Hallam’s employee ownership journey
How a serious think about culture and continuity trumped a pure cash offer
Hello Rainmakers,
We’re joining another business at an important strategic crossroads today. This time the agency Nottingham-based digital agency Hallam, which has a client roster that includes the United Nations, BBC, Speedo, Raleigh, Boots, Suzuki, BMW, amongst many others.
When Hallam was approached with a lucrative trade sale offer, the agency’s leadership faced a choice between short-term liquidity and long-term independence. CEO Jake Third and his team chose to transition to 100% employee ownership, preserving the company’s culture while creating a structure that aligns financial incentives with employee engagement and long-term growth.
Sam Metcalf takes up the story.
Hope you enjoy this. Rainmakers subscribers get two unique pieces a week, but also full access to our back catalogue of investigations, scoops, and insights, including updates from The Secret Investor, interviews with entrepreneurs, and the leaders from VC and PE investors like Endless, and River Capital, Foresight, Mercia, Puma and Northern Gritstone.
In 2024, Jake Third, managing director of Nottingham-based digital agency Hallam, faced a decision that many business owners simultaneously dream of and dread. A company had approached Hallam with a lucrative offer to acquire the business outright. For some shareholders, the prospect of a trade sale represented a chance to realise significant value.
“It was a pretty good offer and some of the shareholders wanted to accept that,” Third recalls. For a brief moment, it seemed Hallam’s future might soon rest in someone else’s hands.

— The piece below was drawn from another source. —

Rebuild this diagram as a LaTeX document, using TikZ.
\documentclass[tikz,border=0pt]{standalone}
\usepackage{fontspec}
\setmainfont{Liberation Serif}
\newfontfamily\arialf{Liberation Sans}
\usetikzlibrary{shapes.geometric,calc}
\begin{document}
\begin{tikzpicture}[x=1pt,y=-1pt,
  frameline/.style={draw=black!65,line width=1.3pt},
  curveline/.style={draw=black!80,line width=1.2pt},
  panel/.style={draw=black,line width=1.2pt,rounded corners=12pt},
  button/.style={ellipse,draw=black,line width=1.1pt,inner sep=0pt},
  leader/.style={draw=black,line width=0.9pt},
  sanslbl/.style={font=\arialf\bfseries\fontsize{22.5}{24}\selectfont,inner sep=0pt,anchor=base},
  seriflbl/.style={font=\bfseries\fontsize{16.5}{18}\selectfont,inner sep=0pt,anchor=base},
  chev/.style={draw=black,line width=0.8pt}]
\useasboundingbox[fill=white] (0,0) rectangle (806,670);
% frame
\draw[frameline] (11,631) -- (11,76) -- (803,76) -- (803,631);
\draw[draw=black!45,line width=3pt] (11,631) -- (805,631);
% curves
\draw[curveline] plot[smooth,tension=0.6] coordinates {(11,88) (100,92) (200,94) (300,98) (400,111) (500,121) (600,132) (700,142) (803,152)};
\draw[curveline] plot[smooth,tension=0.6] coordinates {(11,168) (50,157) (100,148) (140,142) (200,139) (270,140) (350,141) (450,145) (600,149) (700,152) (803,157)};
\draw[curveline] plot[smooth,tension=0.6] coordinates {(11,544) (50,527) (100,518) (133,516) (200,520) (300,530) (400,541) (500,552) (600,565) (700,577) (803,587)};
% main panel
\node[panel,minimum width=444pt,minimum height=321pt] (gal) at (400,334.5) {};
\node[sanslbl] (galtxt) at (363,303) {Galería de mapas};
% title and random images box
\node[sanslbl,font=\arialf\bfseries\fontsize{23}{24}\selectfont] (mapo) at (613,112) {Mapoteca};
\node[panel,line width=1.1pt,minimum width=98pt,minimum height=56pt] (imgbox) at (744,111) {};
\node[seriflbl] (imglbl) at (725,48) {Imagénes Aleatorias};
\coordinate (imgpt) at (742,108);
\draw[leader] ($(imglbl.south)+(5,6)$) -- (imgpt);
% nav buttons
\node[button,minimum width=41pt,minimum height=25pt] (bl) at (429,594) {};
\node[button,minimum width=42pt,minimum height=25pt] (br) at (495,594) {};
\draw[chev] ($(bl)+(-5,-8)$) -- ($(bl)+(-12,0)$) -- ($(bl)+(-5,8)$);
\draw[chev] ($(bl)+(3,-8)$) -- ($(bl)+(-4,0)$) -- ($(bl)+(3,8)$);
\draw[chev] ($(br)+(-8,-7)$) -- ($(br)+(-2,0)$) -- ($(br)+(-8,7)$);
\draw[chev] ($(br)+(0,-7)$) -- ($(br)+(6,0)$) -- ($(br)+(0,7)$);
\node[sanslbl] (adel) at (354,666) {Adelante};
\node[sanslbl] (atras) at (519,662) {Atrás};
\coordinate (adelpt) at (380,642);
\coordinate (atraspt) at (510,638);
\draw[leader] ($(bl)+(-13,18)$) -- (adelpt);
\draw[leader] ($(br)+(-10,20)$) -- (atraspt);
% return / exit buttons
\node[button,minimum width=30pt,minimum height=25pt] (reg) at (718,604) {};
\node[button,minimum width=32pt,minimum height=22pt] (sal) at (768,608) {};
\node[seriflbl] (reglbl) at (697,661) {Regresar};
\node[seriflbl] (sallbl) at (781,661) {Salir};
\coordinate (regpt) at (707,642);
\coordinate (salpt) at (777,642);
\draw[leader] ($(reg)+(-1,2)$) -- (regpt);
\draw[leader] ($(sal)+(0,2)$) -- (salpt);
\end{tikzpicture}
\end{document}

As negotiations progressed, however, the leadership team began to reflect more deeply on what a sale would mean for the company’s people, its culture and its long-term direction. Hallam had spent years building a values-driven organisation where collaboration and personal development were at the centre of its success. Third was reluctant to compromise that foundation. “I don’t want to work for and run the company on behalf of another person,” he says.
The decision to walk away from a financially attractive trade sale prompted a fundamental rethink of Hallam’s ownership model. Rather than handing control to an external buyer, the team began exploring a structure that would secure the company’s independence while rewarding the employees who had helped build it. The result was a decision to transition to an Employee Ownership Trust (EOT).